● **Data excerpt**

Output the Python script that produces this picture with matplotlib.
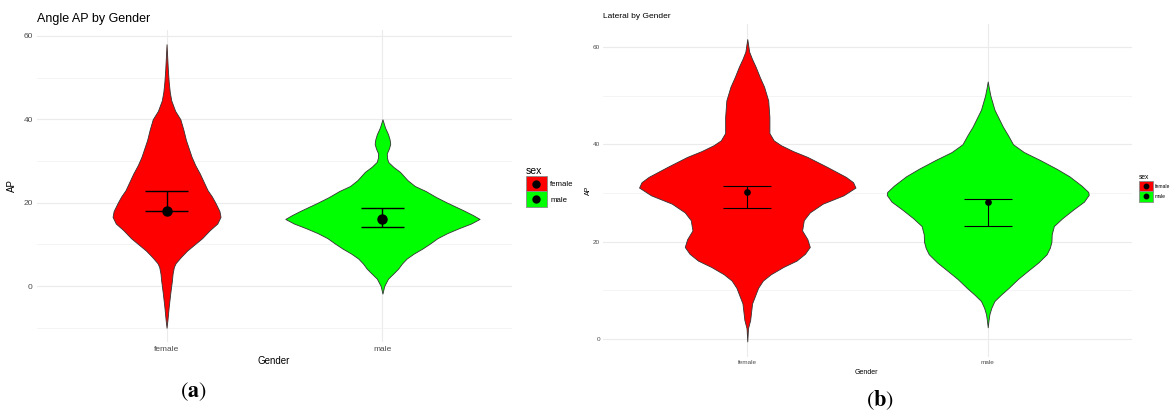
import numpy as np
import matplotlib
matplotlib.use("Agg")
import matplotlib.pyplot as plt
from matplotlib.patches import Patch, Rectangle
from matplotlib.lines import Line2D
from matplotlib.legend_handler import HandlerBase

plt.rcParams["font.family"] = ["Liberation Sans", "DejaVu Sans"]
plt.rcParams["mathtext.fontset"] = "stix"

groups = ["female", "male"]
group_colors = ["#FF0000", "#00FF00"]

# violin outlines: AP value -> half width (x units)
ap_female_y = [58, 55, 52, 49, 46.5, 44.5, 42, 40, 37.5, 35, 33, 31, 29, 27, 25, 23,
               21.5, 20, 18, 16.6, 15, 13.4, 11.5, 10, 8.5, 7, 5.5, 4.6, 3, 1.4,
               -1.8, -5, -8.2, -10]
ap_female_w = [0, 0.003, 0.006, 0.01, 0.015, 0.022, 0.04, 0.064, 0.078, 0.09, 0.103,
               0.116, 0.133, 0.154, 0.172, 0.19, 0.21, 0.226, 0.245, 0.25, 0.235, 0.2,
               0.165, 0.13, 0.095, 0.067, 0.042, 0.034, 0.028, 0.025, 0.017, 0.01,
               0.004, 0]
ap_male_y = [40, 39, 38, 36.4, 35.2, 34.1, 33, 31.8, 30.8, 29.8, 28.6, 27.4, 25.4, 24,
             22.8, 21.3, 20, 18.1, 17, 16.1, 15, 13.9, 12.7, 11.5, 10.2, 9, 7.8, 6.6,
             5.4, 4.2, 3, 1.8, 0, -1.8]
ap_male_w = [0, 0.006, 0.012, 0.026, 0.033, 0.036, 0.03, 0.02, 0.021, 0.026, 0.05,
             0.081, 0.116, 0.15, 0.2, 0.25, 0.3, 0.378, 0.42, 0.45, 0.41, 0.355, 0.3,
             0.255, 0.22, 0.185, 0.145, 0.112, 0.09, 0.073, 0.05, 0.026, 0.008, 0]

lat_female_y = [61.6, 59, 57.5, 55.9, 53.8, 51.8, 49, 45.6, 42.3, 40.8, 39.8, 38.6,
                37.4, 35.4, 33.3, 32.2, 31.1, 29.5, 27.8, 26, 24.4, 22.3, 20.5, 18.9,
                17.5, 16.1, 14.8, 13.3, 12, 10.5, 7.3, 3.9, 2.2, -0.5]
lat_female_w = [0, 0.008, 0.02, 0.035, 0.052, 0.07, 0.087, 0.092, 0.092, 0.11, 0.14,
                0.19, 0.25, 0.33, 0.41, 0.44, 0.45, 0.4, 0.314, 0.26, 0.235, 0.228,
                0.25, 0.26, 0.24, 0.205, 0.15, 0.098, 0.065, 0.045, 0.02, 0.012,
                0.003, 0]
lat_male_y = [52.9, 51.5, 50, 47.1, 45.4, 43.6, 41.8, 40, 38.4, 36.8, 35, 33.4, 31.5,
              30.2, 29.6, 28.2, 26.6, 24.8, 23.2, 21.5, 20, 18.7, 17.4, 15.7, 14,
              12.3, 10.5, 9.1, 7.8, 6.4, 5.1, 3.7, 2.4]
lat_male_w = [0, 0.005, 0.011, 0.028, 0.045, 0.063, 0.085, 0.105, 0.15, 0.216, 0.285,
              0.34, 0.39, 0.418, 0.42, 0.4, 0.356, 0.31, 0.275, 0.266, 0.265, 0.258,
              0.245, 0.21, 0.167, 0.125, 0.087, 0.055, 0.028, 0.015, 0.007, 0.003, 0]

# point + error bar per group
ap_mean = [18.1, 16.1]
ap_low = [18.1, 14.1]
ap_high = [22.7, 18.7]
lat_mean = [30.1, 28.1]
lat_low = [27.0, 23.3]
lat_high = [31.4, 28.8]

ap_ticks = [0, 20, 40, 60]
ap_minor = [-10, 10, 30, 50]
lat_ticks = [0, 20, 40, 60]
lat_minor = [10, 30, 50]

W, H = 1176, 412


class KeyWithDot(HandlerBase):
    """ggplot-style legend key: filled box with a black dot in the middle."""

    def __init__(self, dot_size):
        super().__init__()
        self.dot_size = dot_size

    def create_artists(self, legend, orig_handle, xdescent, ydescent, width, height,
                       fontsize, trans):
        box = Rectangle((-xdescent, -ydescent), width, height,
                        facecolor=orig_handle.get_facecolor(), edgecolor="#8C8C8C",
                        linewidth=0.6, transform=trans)
        dot = Line2D([-xdescent + width / 2], [-ydescent + height / 2], marker="o",
                     color="black", linestyle="", markersize=self.dot_size,
                     transform=trans)
        return [box, dot]


def fig_rect(x0, y0, x1, y1):
    return [x0 / W, 1 - y1 / H, (x1 - x0) / W, (y1 - y0) / H]


def draw_panel(ax, shapes, mean, low, high, ylim, ticks, minor, tick_fs, pad_y, pad_x,
               marker_size, err_lw):
    pos = np.arange(1, len(groups) + 1)
    for i, (ys, ws) in enumerate(shapes):
        ys = np.array(ys)
        ws = np.array(ws)
        ax.fill_betweenx(ys, pos[i] - ws, pos[i] + ws, facecolor=group_colors[i],
                         edgecolor="#333333", linewidth=0.6, zorder=2)
    mean = np.array(mean)
    yerr = [mean - np.array(low), np.array(high) - mean]
    ax.errorbar(pos, mean, yerr=yerr, fmt="none", ecolor="black", elinewidth=err_lw,
                capsize=0, zorder=3)
    for i in range(len(groups)):
        ax.hlines([low[i], high[i]], pos[i] - 0.1, pos[i] + 0.1, colors="black",
                  linewidth=err_lw, zorder=3)
    ax.plot(pos, mean, "o", color="black", markersize=marker_size, zorder=4)

    ax.set_xlim(0.4, 2.6)
    ax.set_ylim(*ylim)
    ax.set_xticks(pos)
    ax.set_xticklabels(groups)
    ax.set_yticks(ticks)
    ax.set_yticks(minor, minor=True)
    ax.tick_params(axis="both", which="both", length=0, labelsize=tick_fs,
                   labelcolor="#4D4D4D")
    ax.tick_params(axis="y", pad=pad_y)
    ax.tick_params(axis="x", pad=pad_x)
    ax.grid(True, which="major", color="#EBEBEB", linewidth=0.8, zorder=0)
    ax.grid(True, which="minor", axis="y", color="#F2F2F2", linewidth=0.6, zorder=0)
    ax.set_axisbelow(True)
    for s in ax.spines.values():
        s.set_visible(False)


def add_legend(fig, anchor, fs, title_fs, box_pt, dot_size):
    handles = [Patch(facecolor=c) for c in group_colors]
    leg = fig.legend(handles, groups, title="sex", loc="upper left",
                     bbox_to_anchor=anchor, frameon=False, fontsize=fs,
                     title_fontsize=title_fs, handler_map={Patch: KeyWithDot(dot_size)},
                     handlelength=box_pt / fs, handleheight=box_pt / fs,
                     labelspacing=0.0, handletextpad=0.45, borderpad=0,
                     borderaxespad=0, alignment="left")
    return leg


fig = plt.figure(figsize=(W / 100, H / 100), dpi=100)

# panel (a)
ax_a = fig.add_axes(fig_rect(37, 30, 512, 342))
draw_panel(ax_a, [(ap_female_y, ap_female_w), (ap_male_y, ap_male_w)], ap_mean, ap_low,
           ap_high, (-13.4, 61.4), ap_ticks, ap_minor, 6, 3, 3, 6.5, 1.0)
ax_a.set_title("Angle AP by Gender", loc="left", fontsize=9, pad=6)
fig.text(274 / W, 1 - 361 / H, "Gender", ha="center", va="center", fontsize=7)
fig.text(12 / W, 1 - 186 / H, "AP", ha="center", va="center", fontsize=7, rotation=90)
add_legend(fig, (526 / W, 1 - 166 / H), 5.6, 7.5, 15, 5)
fig.text(193 / W, 1 - 392 / H, r"$(\mathbf{a})$", ha="center", va="center", fontsize=16)

# panel (b)
ax_b = fig.add_axes(fig_rect(603, 24, 1132, 356.5))
draw_panel(ax_b, [(lat_female_y, lat_female_w), (lat_male_y, lat_male_w)], lat_mean,
           lat_low, lat_high, (-3.6, 64.7), lat_ticks, lat_minor, 4.6, 2, 2.5, 3.8, 0.8)
ax_b.set_title("Lateral by Gender", loc="left", fontsize=6, pad=4)
fig.text(866 / W, 1 - 372 / H, "Gender", ha="center", va="center", fontsize=5)
fig.text(588 / W, 1 - 190 / H, "AP", ha="center", va="center", fontsize=5, rotation=90)
add_legend(fig, (1139 / W, 1 - 174 / H), 3.6, 4.8, 10, 3.2)
fig.text(880 / W, 1 - 400 / H, r"$(\mathbf{b})$", ha="center", va="center", fontsize=16)

fig.savefig("out.png", dpi=100)
plt.close(fig)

● **Directions for this task**
Extract all lines that hold the word "matplotlib".

● **Output below**
Output the Python script that produces this picture with matplotlib.
import matplotlib
matplotlib.use("Agg")
import matplotlib.pyplot as plt
from matplotlib.patches import Patch, Rectangle
from matplotlib.lines import Line2D
from matplotlib.legend_handler import HandlerBase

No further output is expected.